Dismiss Notice
Join Physics Forums Today!
The friendliest, high quality science and math community on the planet! Everyone who loves science is here!

Force and newton's laws (airbag)

  1. Oct 1, 2003 #1
    Hi, we're starting our chapter on Newton's Laws and force and I wanted to know if I am approaching the following problem correctly:

    A car travels 53 km/h and hits a bridge abutment (what's that?). The person in the car moves forward 65 cm (w/respect to the road) while being brought to rest by an inflated air bag. What magnitude of force (assumed constant) acts on the passenger's upper torso, which has a mass of 41 kg?

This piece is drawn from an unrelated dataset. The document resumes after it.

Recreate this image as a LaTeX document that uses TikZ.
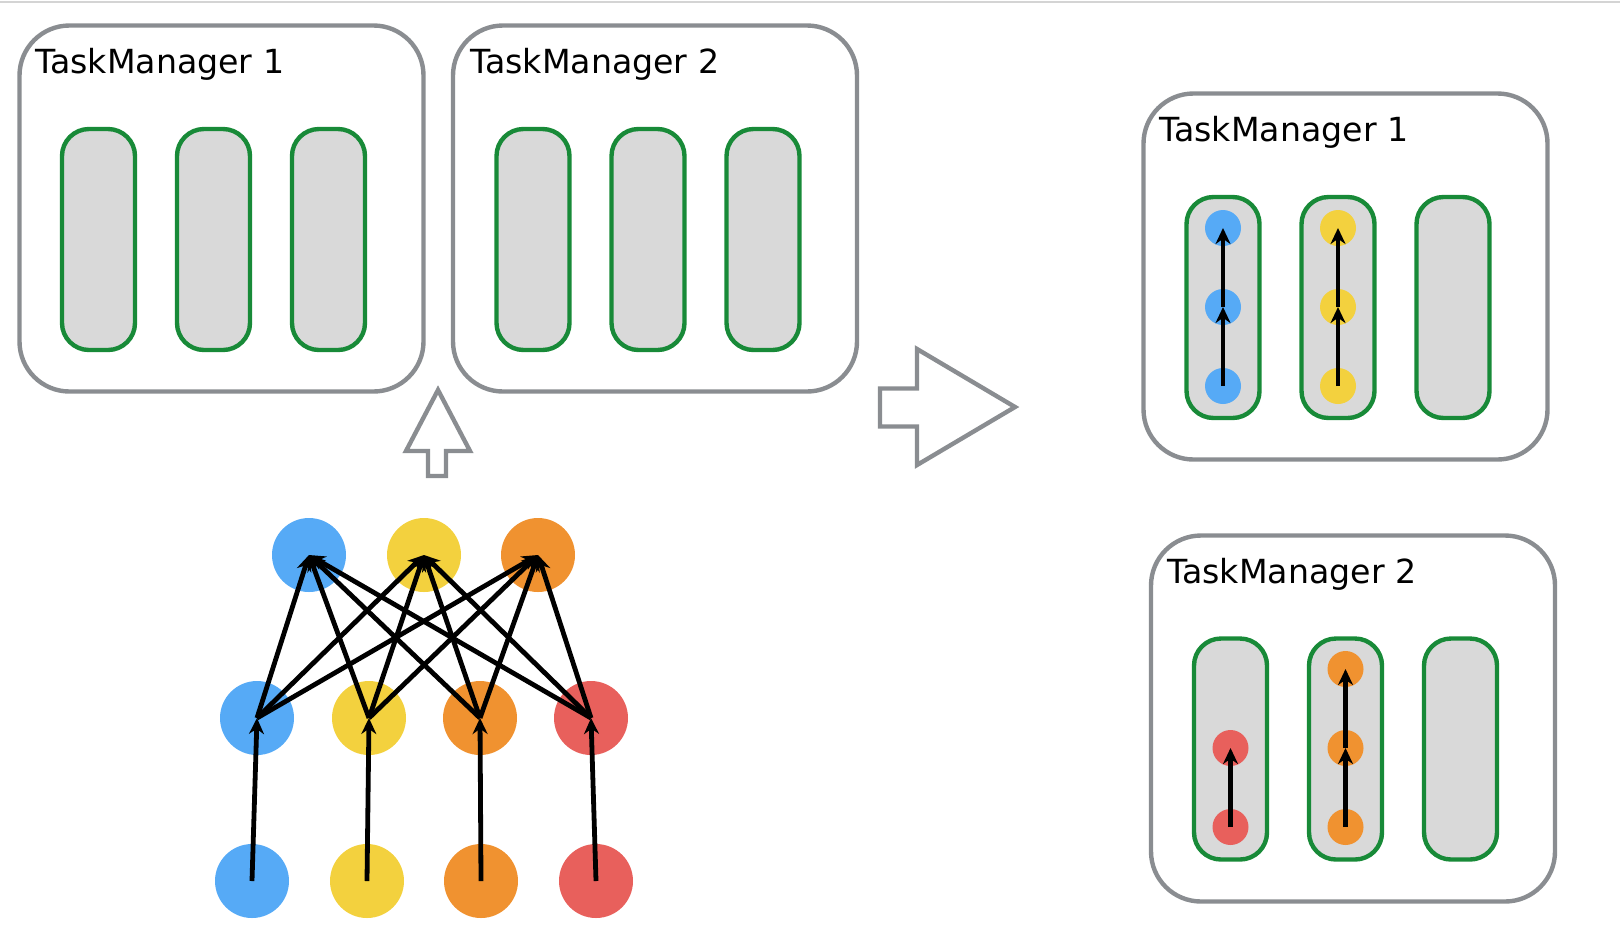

    Well, I believe that the Vo of the car will also be the Vo of the person. So:

    Voc = Vop = Vo = 53 km/h = 14.72 m/s

    The distannce the person moved forward:

    Dp = X-Xo = 65 cm = 0.65 m

    Because the airbag brought the person to rest:

    Vf = 0 m/s

    We now have Vo, X-Xo, and Vf. We can find a:

    V^2 = Vo^2 + 2a(X-Xo) --> a = -166.676 m/s^2

    Using F=ma:

    F = ma = (41)(-166.676) = -6833.7 N

    Because they are looking for magnitude, I can take the abs value of F and get my answer: 6.8 x 10^3 N

    Was my approach correct? Is F negative because a was negative, meaning it was decelerating?
  2. jcsd
  3. Oct 2, 2003 #2


    User Avatar
    Science Advisor

    A "bridge abutment" is the pillar on one side of the road holding the bridge up. Not at all a nice thing to hit at 53 km/hr- they are large, heavy, and have a bad attitude.

    Your calculation is correct: you find the deceleration and then use f= ma.